Much more important, the Bush Justice Department is on record objecting to the tactics used by the Minneapolis airport police to ensnare the senator.

A 2005 Justice Department report, "Illicit Sexual Activity in Public Places," finds that using undercover decoys has "limited effectiveness" in such cases. The report, writes Slate's Bruce Reed, also says: "It is important to note that engaging in same-sex activity does not necessarily imply a homosexual identity; in fact, many men who have sex with men in public places are married or otherwise heterosexually involved, and do not consider themselves to be gay."

So there you have it.

The Unbureaucrats

Secretary of State Condoleezza Rice and Homeland Security Secretary Michael Chertoff are naming special representatives to coordinate their departments' sluggish admission of Iraqi refugees to the United States, tapping former U.S. ambassador to Haiti James B. Foley and Lori Scialabba, associate director of refugee, asylum and international operations for U.S. Citizenship and Immigration Services, sources said.

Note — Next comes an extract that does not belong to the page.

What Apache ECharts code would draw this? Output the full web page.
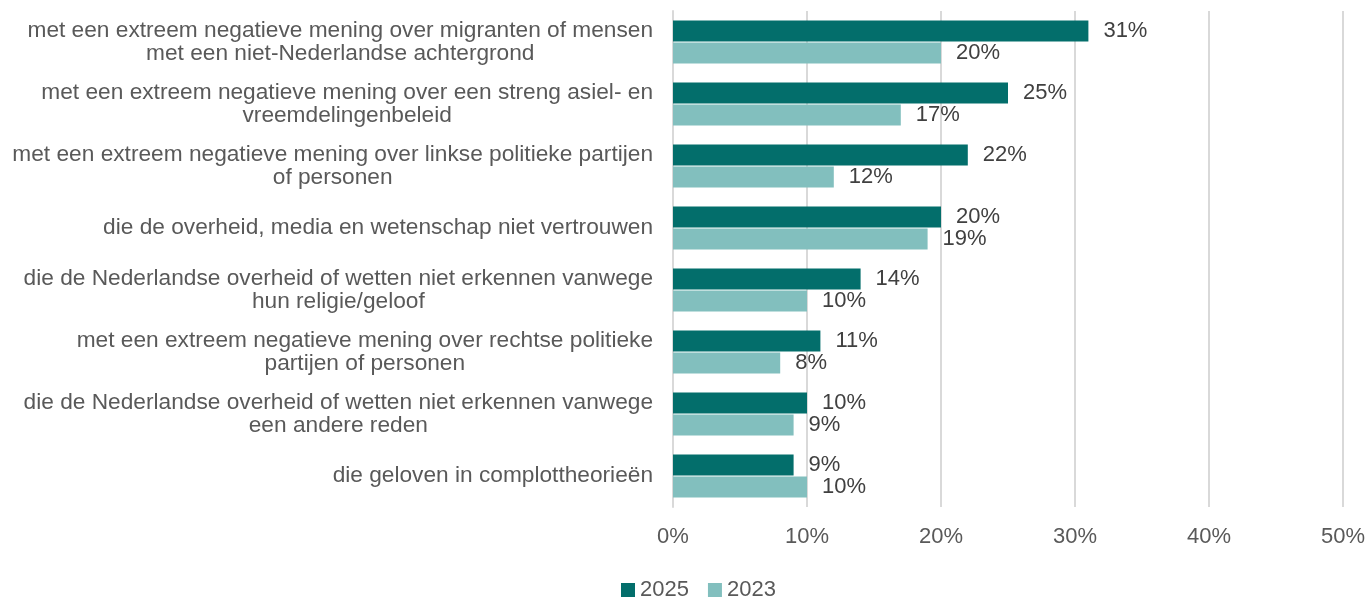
<!DOCTYPE html>
<html>
<head>
<meta charset="utf-8">
<style>
  html, body { margin: 0; padding: 0; background: #ffffff; }
  #chart { width: 1369px; height: 597px; }
</style>
<script src="https://cdn.jsdelivr.net/npm/echarts@6/dist/echarts.min.js"></script>
</head>
<body>
<div id="chart"></div>
<script>
// Categories (line breaks are where each label wraps)
const categories = [
  'met een extreem negatieve mening over migranten of mensen\nmet een niet-Nederlandse achtergrond',
  'met een extreem negatieve mening over een streng asiel- en\nvreemdelingenbeleid',
  'met een extreem negatieve mening over linkse politieke partijen\nof personen',
  'die de overheid, media en wetenschap niet vertrouwen',
  'die de Nederlandse overheid of wetten niet erkennen vanwege\nhun religie/geloof',
  'met een extreem negatieve mening over rechtse politieke\npartijen of personen',
  'die de Nederlandse overheid of wetten niet erkennen vanwege\neen andere reden',
  'die geloven in complottheorieën'
];

// Percentages per year
const values2025 = [31, 25, 22, 20, 14, 11, 10, 9];
const values2023 = [20, 17, 12, 19, 10, 8, 9, 10];

const seriesNames = ['2025', '2023'];
const xTicks = [0, 10, 20, 30, 40, 50];

const FONT = '"Liberation Sans", Arial, sans-serif';
const TEXT_GREY = '#595959';
const DARK = '#036e6b';
const LIGHT = '#82bfbe';

const chart = echarts.init(document.getElementById('chart'), null, { renderer: 'canvas' });

// Each wrapped line is centred within the label block
function categoryLabel(value) {
  return value.split('\n').map(l => '{c|' + l + '}').join('\n');
}

const barLabel = {
  show: true,
  position: 'right',
  distance: 15,
  formatter: p => p.value + '%',
  fontFamily: FONT,
  fontSize: 22,
  color: '#404040'
};

chart.setOption({
  backgroundColor: '#ffffff',
  animation: false,
  textStyle: { fontFamily: FONT },
  grid: { left: 673, right: 26, top: 11, bottom: 90, containLabel: false },
  legend: {
    data: seriesNames,
    left: 616,
    top: 574,
    icon: 'rect',
    itemWidth: 14,
    itemHeight: 14,
    itemGap: 19,
    textStyle: { fontFamily: FONT, fontSize: 22, color: TEXT_GREY }
  },
  xAxis: {
    type: 'value',
    min: xTicks[0],
    max: xTicks[xTicks.length - 1],
    interval: xTicks[1] - xTicks[0],
    axisLine: { show: false },
    axisTick: { show: false },
    splitLine: { show: true, lineStyle: { color: '#d9d9d9', width: 2 } },
    axisLabel: {
      formatter: v => v + '%',
      margin: 19,
      fontFamily: FONT,
      fontSize: 22,
      color: TEXT_GREY
    }
  },
  yAxis: {
    type: 'category',
    data: categories,
    inverse: true,
    axisLine: { show: true, lineStyle: { color: '#d9d9d9', width: 2 } },
    axisTick: { show: false },
    axisLabel: {
      margin: 20,
      formatter: categoryLabel,
      rich: {
        c: {
          align: 'center',
          fontFamily: FONT,
          fontSize: 22.7,
          lineHeight: 23,
          color: TEXT_GREY
        }
      }
    }
  },
  series: [
    {
      name: seriesNames[0],
      type: 'bar',
      data: values2025,
      itemStyle: { color: DARK },
      barGap: '5%',
      barCategoryGap: '31%',
      label: barLabel
    },
    {
      name: seriesNames[1],
      type: 'bar',
      data: values2023,
      itemStyle: { color: LIGHT },
      barGap: '5%',
      barCategoryGap: '31%',
      label: barLabel
    }
  ]
});
</script>
</body>
</html>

State Department spokesman Sean McCormack said Rice is looking for a "bureaucratic brick-breaker" whose "full-time job and whose preoccupation" will be to clear logjams.

Nasty jobs even in the best of times.

Send In the IRS

Bushism of the midweek. From yesterday's news conference: "We dealt with a recession, a terrorist attack and corporate scandals. And we did it by cutting taxes."

One more cut in capital gains, and Osama's toast.